Don’t forget to continue caring for your bean plants as you harvest. Sometimes, we forget that for many plants, harvest season and growing season are one and the same. Keep giving your beans their cup of compost tea, keep watering regularly, and setting out the grow light when the days are dim. If you do, they’ll produce longer and better for you.
Indoor Beans for A Winter Harvest
There’s nothing more satisfying than picking your own, homegrown vegetables in the heart of winter. When the weather outside is snowy and miserable, your house will be full of greenhouse hygge. You won’t want to make dilly beans out of these hard-earned vegetables, either. Eat them fresh, or add them to casseroles.

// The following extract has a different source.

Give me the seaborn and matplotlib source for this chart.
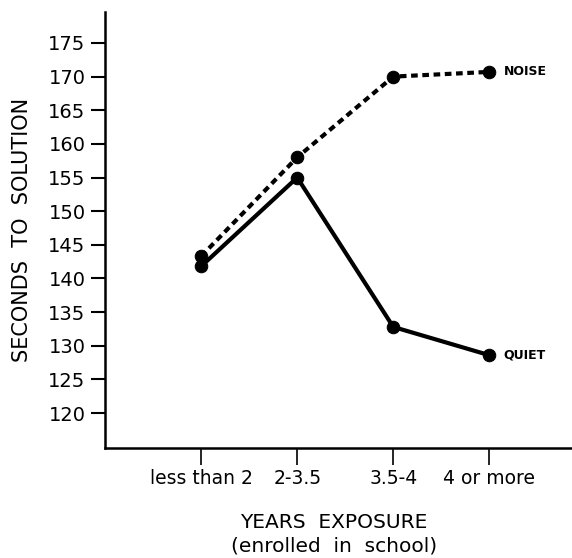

Indoor green beans are a great way to get fresh, local produce into your winter diet again. Additionally, they’re a great source of vitamins A, C, and K. So when you get your first winter harvest of homegrown green beans, enjoy them thoroughly. Sear them with slivered almonds or roast them with squash and garlic.
Or, you can just sit down under your green bean vines, in the bright winter sunshine. Fill a bowl with your own, fresh beans and eat them one by one. You deserve it! You’ve conquered winter. You don’t need grocery store green beans anymore, because you’ve mastered the art of indoor vegetable gardening.